In different online contexts these concepts manifest themselves in different ways. Part two of the workshop will involve exploring online identities through the means of refugee stories. How are such stories constituted, in words and images? What are the politics of their literary formations, circulation and readings? Digital subjectivity in this context has an urgent politics. What can life writing do to help?

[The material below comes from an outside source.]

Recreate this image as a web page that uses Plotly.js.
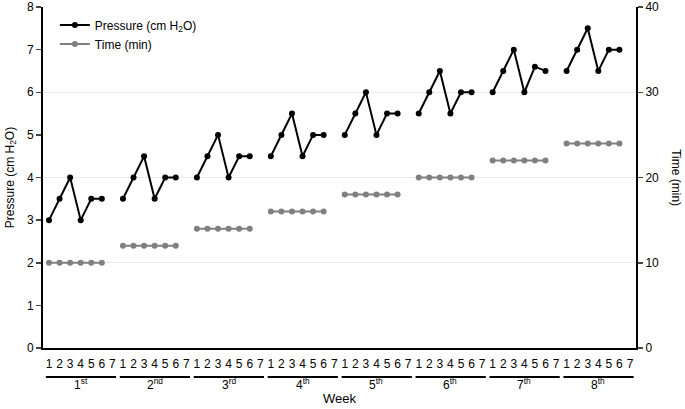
<!DOCTYPE html>
<html>
<head>
<meta charset="utf-8">
<script src="https://cdn.plot.ly/plotly-3.0.1.min.js"></script>
<style>
  body { margin: 0; background: #fff; }
  #chart { width: 685px; height: 409px; }
</style>
</head>
<body>
<div id="chart"></div>
<script>
// days in every week, and the week names under them
var days = ["1", "2", "3", "4", "5", "6", "7"];
var weeks = ["1<sup>st</sup>", "2<sup>nd</sup>", "3<sup>rd</sup>", "4<sup>th</sup>",
             "5<sup>th</sup>", "6<sup>th</sup>", "7<sup>th</sup>", "8<sup>th</sup>"];

// pressure (cm H2O), days 1-6 of each week
var pressure = [
  [3, 3.5, 4, 3, 3.5, 3.5],
  [3.5, 4, 4.5, 3.5, 4, 4],
  [4, 4.5, 5, 4, 4.5, 4.5],
  [4.5, 5, 5.5, 4.5, 5, 5],
  [5, 5.5, 6, 5, 5.5, 5.5],
  [5.5, 6, 6.5, 5.5, 6, 6],
  [6, 6.5, 7, 6, 6.6, 6.5],
  [6.5, 7, 7.5, 6.5, 7, 7]
];
// time (min), days 1-6 of each week
var timeMin = [
  [10, 10, 10, 10, 10, 10],
  [12, 12, 12, 12, 12, 12],
  [14, 14, 14, 14, 14, 14],
  [16, 16, 16, 16, 16, 16],
  [18, 18, 18, 18, 18, 18],
  [20, 20, 20, 20, 20, 20],
  [22, 22, 22, 22, 22, 22],
  [24, 24, 24, 24, 24, 24]
];

var px = [], py = [], tx = [], ty = [];
pressure.forEach(function (wk, w) {
  wk.forEach(function (v, d) { px.push(w * 7 + d + 1); py.push(v); });
  px.push(null); py.push(null);
});
timeMin.forEach(function (wk, w) {
  wk.forEach(function (v, d) { tx.push(w * 7 + d + 1); ty.push(v); });
  tx.push(null); ty.push(null);
});

var tickVals = [], tickText = [];
weeks.forEach(function (name, w) {
  days.forEach(function (d, i) { tickVals.push(w * 7 + i + 1); tickText.push(d); });
});

var traces = [
  {
    x: px, y: py, name: "Pressure (cm H<sub>2</sub>O)", type: "scatter", mode: "lines+markers",
    line: { color: "#000", width: 2 }, marker: { color: "#000", size: 6 }, connectgaps: false
  },
  {
    x: tx, y: ty, name: "Time (min)", type: "scatter", mode: "lines+markers", yaxis: "y2",
    line: { color: "#808080", width: 2 }, marker: { color: "#808080", size: 6 }, connectgaps: false
  }
];

var shapes = [], annotations = [];
weeks.forEach(function (name, w) {
  shapes.push({
    type: "line", xref: "x", yref: "paper",
    x0: w * 7 + 0.7, x1: w * 7 + 7.35, y0: -0.085, y1: -0.085,
    line: { color: "#000", width: 2 }
  });
  annotations.push({
    text: name, xref: "x", yref: "paper", x: w * 7 + 4, y: -0.105,
    yanchor: "middle", showarrow: false, font: { size: 12, color: "#000" }
  });
});
annotations.push({
  text: "Week", xref: "paper", yref: "paper", x: 0.5, y: -0.148, yanchor: "middle",
  showarrow: false, font: { size: 13, color: "#000" }
});
annotations.push({
  text: "Time (min)", xref: "paper", yref: "paper", x: 1.068, y: 0.5, textangle: 90,
  xanchor: "center", yanchor: "middle",
  showarrow: false, font: { size: 12, color: "#000" }
});

var layout = {
  width: 685, height: 409,
  margin: { l: 43, r: 49, t: 7, b: 61 },
  font: { family: "Liberation Sans, Arial, sans-serif", size: 12, color: "#000" },
  paper_bgcolor: "#fff", plot_bgcolor: "#fff",
  showlegend: true,
  legend: { x: 0.02, y: 0.99, xanchor: "left", yanchor: "top", bgcolor: "rgba(0,0,0,0)", font: { size: 12 } },
  xaxis: {
    range: [0.43, 56.57], tickvals: tickVals, ticktext: tickText, ticks: "outside", ticklen: 4,
    tickcolor: "rgba(0,0,0,0)", showline: true, linecolor: "#000", linewidth: 2,
    showgrid: false, zeroline: false, tickfont: { size: 12 }
  },
  yaxis: {
    title: { text: "Pressure (cm H<sub>2</sub>O)", font: { size: 12 }, standoff: 10 },
    range: [0, 8], dtick: 1, ticks: "outside", ticklen: 5, tickwidth: 1.5,
    showline: true, linecolor: "#000", linewidth: 2, showgrid: false, zeroline: false
  },
  yaxis2: {
    overlaying: "y", side: "right", range: [0, 40], dtick: 10, ticks: "outside", ticklen: 5,
    tickwidth: 1.5, showline: true, linecolor: "#000", linewidth: 2,
    showgrid: true, gridcolor: "#ebebeb", gridwidth: 1, zeroline: false
  },
  shapes: shapes,
  annotations: annotations
};

Plotly.newPlot("chart", traces, layout, { displayModeBar: false, staticPlot: true });
</script>
</body>
</html>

Part 1: The Ego Media project http://www.ego-media.org/ at the Centre for Life-Writing Research at King’s College London has worked with Mass Observation (a long-running social history centre which records everyday life in Britain: http://www.massobs.org.uk) to create a ‘directive’, or questionnaire, specifically about individual experience of online representation. It is available in advance to participants. Please would anyone coming to the workshop complete one (ignore the MO postal address!), and bring a print version for sharing?
Useful reading: Sidonie Smith and Julia Watson, ‘Virtually Me: A Toolbox about Online Self-presentation’, in Identity Technologies: Constructing the Self Online eds. Anna Poletti and Julie Rak (University of Wisconsin Press, 2014) [supplied as pdf]
Part 2: The European Journal of Life Writing has a nascent project to collect links to representations of refugee stories: http://ejlw.eu/announcement/view/44. Please read some. One desirable outcome of the class would be to add to this list.
Useful reading: for comparison, Laetitia Nanquette, ‘Refugee Life Writing in Australia: Testimonio by Iranians', Postcolonial Text Vol.9 No.2 (2014) [supplied as pdf].